3 Not to be confounded with the naval steamer of the same name, which remained at Alexandria.--editors.

4 Of this action Admiral Porter, in his “Naval history of the civil War,” writes as follows: “Selfridge conducted this affair in the handsomest manner, inflicting such a punishment on the enemy that their infantry gave no more trouble, having come to the conclusion that fighting with muskets against iron-clads did not pay. To say nothing of the loss in men inflicted upon the enemy, the Osage had killed the best officer the Confederates had in this quarter, who, judging from his energy on this occasion, would have given no end of trouble had he lived.

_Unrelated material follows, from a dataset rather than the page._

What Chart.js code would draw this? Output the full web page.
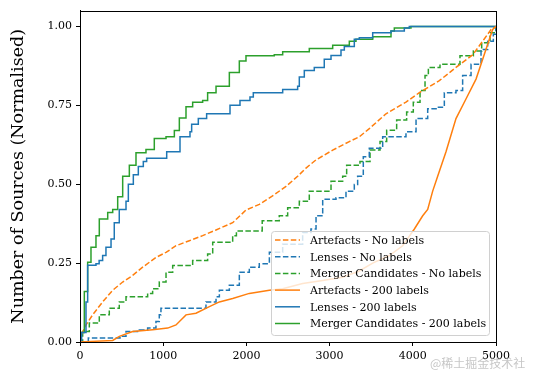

Lieutenant [George M.] Bache managed the Lexington beautifully and did great execution with his guns, though less exposed to the infantry fire than the Osage.”--editors.

5 When the pilot was wounded, Admiral Porter piloted the vessel himself. See Mahan's The Gulf and inland waters, p. 201.--editors.

6 The destruction of the Eastport and the action of the Cricket occurred on the 26th. While the Cricket was running the gauntlet of the Confederate position, the pump-boat Champion No. 3 received a shot in her boiler, causing it to explode. The captain, Stewart, three engineers, and all the crew, composed of some 200 negroes, were scalded to death, with the exception of 15. The Champion No. 5 retreated with the Hindman and Juliet, above the Confederate battery, and on the 27th attempted to make the passage down in their company. Unable to get by, she was guided to the opposite bank by her pilot, Maitland, who remained at the wheel after having received eight wounds. The boat finally sank, and most of the crew were captured.--editors.

7 For a description of the dam, see p. 359.--editors.

8 The Osage, Neosho, and Fort Hindman passed the falls on the 8th, the other vessels remaining above. On the 9th, after the barges had been carried away, and thus had opened the break in the dam, these three gun-boats and the Lexington passed through the opening. The vessels remaining above, which passed through on the 11th and 12th, were the Carondelet, Louisville, Mound City, Pittsburgh, Ozark, Chillicothe, and two tugs.--editors.